Collected data.
++++++++++

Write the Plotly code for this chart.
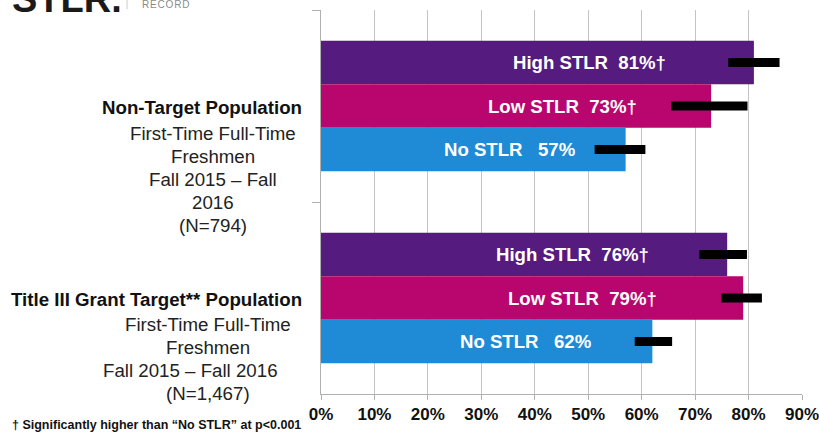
import plotly.graph_objects as go

# ---------------- data ----------------
groups = ["Non-Target Population", "Title III Grant Target** Population"]
series_names = ["High STLR", "Low STLR", "No STLR"]
high_stlr = [81, 76]
low_stlr = [73, 79]
no_stlr = [57, 62]
high_ci_low = [76.2, 70.8]
high_ci_high = [85.8, 79.7]
low_ci_low = [65.5, 74.9]
low_ci_high = [79.8, 82.5]
no_ci_low = [51.2, 58.7]
no_ci_high = [60.7, 65.7]
high_sig = [True, True]
low_sig = [True, True]
no_sig = [False, False]
x_ticks = [0, 10, 20, 30, 40, 50, 60, 70, 80, 90]
top_lines = ["First-Time Full-Time", "Freshmen", "Fall 2015 \u2013 Fall", "2016", "(N=794)"]
bottom_lines = ["First-Time Full-Time", "Freshmen", "Fall 2015 \u2013 Fall 2016", "(N=1,467)"]
footnote = "\u2020 Significantly higher than \u201cNo STLR\u201d at p<0.001"

# ---------------- layout constants ----------------
W, H = 819, 441
L, R, T, B = 321, 802, 10, 394
FONT = "Liberation Sans, Arial, sans-serif"
colors = ["#561b7e", "#b8066e", "#1f8bd6"]
BARGAP = 0.32
FS = 18.7


def px_x(p):
    return (p - L) / (R - L)


def px_y(p):
    return (B - p) / (B - T)


fig = go.Figure()
vals = [high_stlr, low_stlr, no_stlr]
lows = [high_ci_low, low_ci_low, no_ci_low]
highs = [high_ci_high, low_ci_high, no_ci_high]
sigs = [high_sig, low_sig, no_sig]

for k, name in enumerate(series_names):
    v = vals[k]
    fig.add_trace(go.Bar(
        orientation="h",
        y=groups,
        x=v,
        name=name,
        marker=dict(color=colors[k], line=dict(width=0)),
        error_x=dict(
            type="data", symmetric=False,
            array=[h - a for h, a in zip(highs[k], v)],
            arrayminus=[a - lo for lo, a in zip(lows[k], v)],
            color="black", thickness=9, width=0,
        ),
        hoverinfo="skip",
    ))

# bar labels
bw = (1 - BARGAP) / 3
annotations = []
for k, name in enumerate(series_names):
    for gi in range(len(groups)):
        v = vals[k][gi]
        gap = "\u00a0\u00a0" if sigs[k][gi] else "\u00a0\u00a0\u00a0"
        txt = f"{name}{gap}{v}%" + ("\u2020" if sigs[k][gi] else "")
        annotations.append(dict(
            x=0.62 * v, y=gi + (k - 1) * bw, xref="x", yref="y",
            text=txt, showarrow=False, xanchor="center", yanchor="middle",
            font=dict(family=FONT, size=18.6, color="white", weight="bold"),
        ))

# left group titles
for gi, g in enumerate(groups):
    annotations.append(dict(
        x=px_x(304), y=gi, xref="paper", yref="y", text=g, showarrow=False,
        xanchor="right", yanchor="middle", yshift=-1,
        font=dict(family=FONT, size=FS, color="#111111", weight="bold"),
    ))

# subtitle lines
for i, line in enumerate(top_lines):
    annotations.append(dict(
        x=px_x(213), y=0, xref="paper", yref="y", text=line, showarrow=False,
        xanchor="center", yanchor="middle", yshift=-(27 + 23 * i),
        font=dict(family=FONT, size=FS, color="#222222"),
    ))
bottom_cx = [208, 208, 190, 208]
for i, line in enumerate(bottom_lines):
    annotations.append(dict(
        x=px_x(bottom_cx[i]), y=1, xref="paper", yref="y", text=line, showarrow=False,
        xanchor="center", yanchor="middle", yshift=-(26 + 23 * i),
        font=dict(family=FONT, size=FS, color="#222222"),
    ))

# footnote
annotations.append(dict(
    x=px_x(303), y=px_y(425), xref="paper", yref="paper", text=footnote,
    showarrow=False, xanchor="right", yanchor="middle",
    font=dict(family=FONT, size=12.5, color="#111111", weight="bold"),
))

# cut-off logo at top-left
annotations.append(dict(
    x=px_x(10), y=px_y(22), xref="paper", yref="paper", text="STLR.",
    showarrow=False, xanchor="left", yanchor="bottom",
    font=dict(family=FONT, size=38, color="#1a1a1a", weight="bold"),
))
annotations.append(dict(
    x=px_x(140), y=px_y(4.5), xref="paper", yref="paper", text="R\u200aE\u200aC\u200aO\u200aR\u200aD",
    showarrow=False, xanchor="left", yanchor="middle",
    font=dict(family=FONT, size=10, color="#8a8a8a"),
))

fig.update_layout(
    width=W, height=H,
    margin=dict(l=L, r=W - R, t=T, b=H - B, pad=0, autoexpand=False),
    paper_bgcolor="white", plot_bgcolor="white",
    barmode="group", bargap=BARGAP, bargroupgap=0,
    showlegend=False,
    annotations=annotations,
    shapes=[dict(type="line", xref="paper", yref="paper",
                 x0=px_x(127), x1=px_x(127), y0=px_y(0), y1=px_y(9),
                 line=dict(color="#cccccc", width=1))],
    xaxis=dict(
        range=[0, 90], tickvals=x_ticks, ticktext=[f"{t}%" for t in x_ticks],
        showgrid=True, gridcolor="#c4c4c4", gridwidth=1,
        showline=True, linecolor="#b0b0b0", linewidth=1,
        ticks="outside", ticklen=5, tickcolor="#b0b0b0",
        tickfont=dict(family=FONT, size=17, color="#111111", weight="bold"),
        ticklabeloverflow="allow", automargin=False,
        zeroline=False, fixedrange=True,
    ),
    yaxis=dict(
        type="category", categoryorder="array", categoryarray=groups,
        range=[1.5, -0.5], showticklabels=False, automargin=False,
        ticks="outside", tickson="boundaries", ticklen=8, tickcolor="#b0b0b0",
        showline=True, linecolor="#b0b0b0", linewidth=1,
        showgrid=False, zeroline=False, fixedrange=True,
    ),
)

fig.write_html("out.html", config={"displayModeBar": False})

# remove default page margin so the figure sits at the window's origin
with open("out.html", "r", encoding="utf-8") as f:
    html = f.read()
html = html.replace("<head>", "<head><style>html,body{margin:0;padding:0;overflow:hidden;}</style>", 1)
with open("out.html", "w", encoding="utf-8") as f:
    f.write(html)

++++++++++

Exercise aim.
Omit the pictures and reproduce the listing exactly.

Exercise result.
Write the Plotly code for this chart.
import plotly.graph_objects as go

# ---------------- data ----------------
groups = ["Non-Target Population", "Title III Grant Target** Population"]
series_names = ["High STLR", "Low STLR", "No STLR"]
high_stlr = [81, 76]
low_stlr = [73, 79]
no_stlr = [57, 62]
high_ci_low = [76.2, 70.8]
high_ci_high = [85.8, 79.7]
low_ci_low = [65.5, 74.9]
low_ci_high = [79.8, 82.5]
no_ci_low = [51.2, 58.7]
no_ci_high = [60.7, 65.7]
high_sig = [True, True]
low_sig = [True, True]
no_sig = [False, False]
x_ticks = [0, 10, 20, 30, 40, 50, 60, 70, 80, 90]
top_lines = ["First-Time Full-Time", "Freshmen", "Fall 2015 \u2013 Fall", "2016", "(N=794)"]
bottom_lines = ["First-Time Full-Time", "Freshmen", "Fall 2015 \u2013 Fall 2016", "(N=1,467)"]
footnote = "\u2020 Significantly higher than \u201cNo STLR\u201d at p<0.001"

# ---------------- layout constants ----------------
W, H = 819, 441
L, R, T, B = 321, 802, 10, 394
FONT = "Liberation Sans, Arial, sans-serif"
colors = ["#561b7e", "#b8066e", "#1f8bd6"]
BARGAP = 0.32
FS = 18.7


def px_x(p):
    return (p - L) / (R - L)


def px_y(p):
    return (B - p) / (B - T)


fig = go.Figure()
vals = [high_stlr, low_stlr, no_stlr]
lows = [high_ci_low, low_ci_low, no_ci_low]
highs = [high_ci_high, low_ci_high, no_ci_high]
sigs = [high_sig, low_sig, no_sig]

for k, name in enumerate(series_names):
    v = vals[k]
    fig.add_trace(go.Bar(
        orientation="h",
        y=groups,
        x=v,
        name=name,
        marker=dict(color=colors[k], line=dict(width=0)),
        error_x=dict(
            type="data", symmetric=False,
            array=[h - a for h, a in zip(highs[k], v)],
            arrayminus=[a - lo for lo, a in zip(lows[k], v)],
            color="black", thickness=9, width=0,
        ),
        hoverinfo="skip",
    ))

# bar labels
bw = (1 - BARGAP) / 3
annotations = []
for k, name in enumerate(series_names):
    for gi in range(len(groups)):
        v = vals[k][gi]
        gap = "\u00a0\u00a0" if sigs[k][gi] else "\u00a0\u00a0\u00a0"
        txt = f"{name}{gap}{v}%" + ("\u2020" if sigs[k][gi] else "")
        annotations.append(dict(
            x=0.62 * v, y=gi + (k - 1) * bw, xref="x", yref="y",
            text=txt, showarrow=False, xanchor="center", yanchor="middle",
            font=dict(family=FONT, size=18.6, color="white", weight="bold"),
        ))

# left group titles
for gi, g in enumerate(groups):
    annotations.append(dict(
        x=px_x(304), y=gi, xref="paper", yref="y", text=g, showarrow=False,
        xanchor="right", yanchor="middle", yshift=-1,
        font=dict(family=FONT, size=FS, color="#111111", weight="bold"),
    ))

# subtitle lines
for i, line in enumerate(top_lines):
    annotations.append(dict(
        x=px_x(213), y=0, xref="paper", yref="y", text=line, showarrow=False,
        xanchor="center", yanchor="middle", yshift=-(27 + 23 * i),
        font=dict(family=FONT, size=FS, color="#222222"),
    ))
bottom_cx = [208, 208, 190, 208]
for i, line in enumerate(bottom_lines):
    annotations.append(dict(
        x=px_x(bottom_cx[i]), y=1, xref="paper", yref="y", text=line, showarrow=False,
        xanchor="center", yanchor="middle", yshift=-(26 + 23 * i),
        font=dict(family=FONT, size=FS, color="#222222"),
    ))

# footnote
annotations.append(dict(
    x=px_x(303), y=px_y(425), xref="paper", yref="paper", text=footnote,
    showarrow=False, xanchor="right", yanchor="middle",
    font=dict(family=FONT, size=12.5, color="#111111", weight="bold"),
))

# cut-off logo at top-left
annotations.append(dict(
    x=px_x(10), y=px_y(22), xref="paper", yref="paper", text="STLR.",
    showarrow=False, xanchor="left", yanchor="bottom",
    font=dict(family=FONT, size=38, color="#1a1a1a", weight="bold"),
))
annotations.append(dict(
    x=px_x(140), y=px_y(4.5), xref="paper", yref="paper", text="R\u200aE\u200aC\u200aO\u200aR\u200aD",
    showarrow=False, xanchor="left", yanchor="middle",
    font=dict(family=FONT, size=10, color="#8a8a8a"),
))

fig.update_layout(
    width=W, height=H,
    margin=dict(l=L, r=W - R, t=T, b=H - B, pad=0, autoexpand=False),
    paper_bgcolor="white", plot_bgcolor="white",
    barmode="group", bargap=BARGAP, bargroupgap=0,
    showlegend=False,
    annotations=annotations,
    shapes=[dict(type="line", xref="paper", yref="paper",
                 x0=px_x(127), x1=px_x(127), y0=px_y(0), y1=px_y(9),
                 line=dict(color="#cccccc", width=1))],
    xaxis=dict(
        range=[0, 90], tickvals=x_ticks, ticktext=[f"{t}%" for t in x_ticks],
        showgrid=True, gridcolor="#c4c4c4", gridwidth=1,
        showline=True, linecolor="#b0b0b0", linewidth=1,
        ticks="outside", ticklen=5, tickcolor="#b0b0b0",
        tickfont=dict(family=FONT, size=17, color="#111111", weight="bold"),
        ticklabeloverflow="allow", automargin=False,
        zeroline=False, fixedrange=True,
    ),
    yaxis=dict(
        type="category", categoryorder="array", categoryarray=groups,
        range=[1.5, -0.5], showticklabels=False, automargin=False,
        ticks="outside", tickson="boundaries", ticklen=8, tickcolor="#b0b0b0",
        showline=True, linecolor="#b0b0b0", linewidth=1,
        showgrid=False, zeroline=False, fixedrange=True,
    ),
)

fig.write_html("out.html", config={"displayModeBar": False})

# remove default page margin so the figure sits at the window's origin
with open("out.html", "r", encoding="utf-8") as f:
    html = f.read()
html = html.replace("<head>", "<head><style>html,body{margin:0;padding:0;overflow:hidden;}</style>", 1)
with open("out.html", "w", encoding="utf-8") as f:
    f.write(html)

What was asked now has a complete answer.